Bobby McGee could head to Royal Ascot or Goffs London Sale
Bobby McGee’s three straight wins made Tony O’Gorman hold firm at the London Sale, where lot 3 went unsold and the Britannia Stakes still beckon.

Bobby McGee was the kind of horse that forces a hard conversation at the sales ring: keep the colt and chase black type, or cash out before the market cools. Tony O’Gorman chose the first path at the Goffs London Sale, convinced the Noel Meade-trained three-year-old is worth more than ordinary money and that only a serious offer should pry him away.
That stance was backed by the formbook. Bobby McGee had won all three starts in 2026, including the Royal Ascot Trials at Naas on May 17, when he took a seven-runner, 1-mile race worth €15,000 by 1¼ lengths in 1m 44.23s under C. T. Keane at an industry SP of 3/1. Goffs’ own race-day assessment marked him down as a highly progressive winner, and Total Performance Data said he had been the fastest horse to get to 20 mph in each of those three victories.

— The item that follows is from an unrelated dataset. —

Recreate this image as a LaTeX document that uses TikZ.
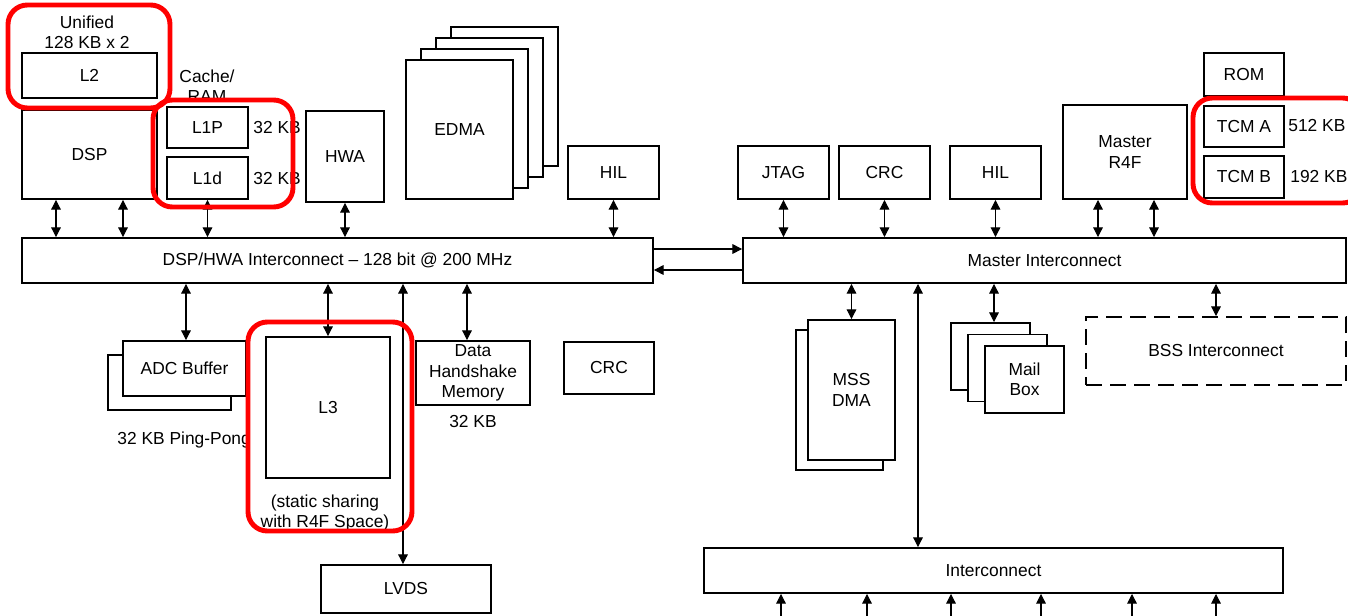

The market still had its shot. Bobby McGee was catalogued as lot 3 at the London Sale, held on Monday, June 15, 2026, on the eve of Royal Ascot at Kensington Palace Gardens in association with ULYSSIA and Fitzwilliam Sports. Goffs had also added five supplementary entries before the auction, underlining how much quality was being pushed into a sale that sat right in the middle of Ascot week’s traffic, with buyers looking for a runner to lift into the biggest meeting of the summer.

Bobby McGee fit that profile too neatly to be treated like a simple trade piece. He is a Mayson gelding out of Marilyn by Sixties Icon, and his next target was already hovering in the background, with the Britannia Handicap at Royal Ascot still a possibility later in the week. That combination of improving form, proven speed, and a live Ascot entry is exactly why O’Gorman was entitled to ask for Group-horse money.
The sale result settled the argument for now. Bobby McGee went through as lot 3 and was listed as not sold, which told the story plainly enough: the colt’s owners were prepared to let the market decide, but not on a figure that undervalued what he might yet become. In a week when a single run can change a horse’s price overnight, O’Gorman’s read was simple, and it still looks the right one.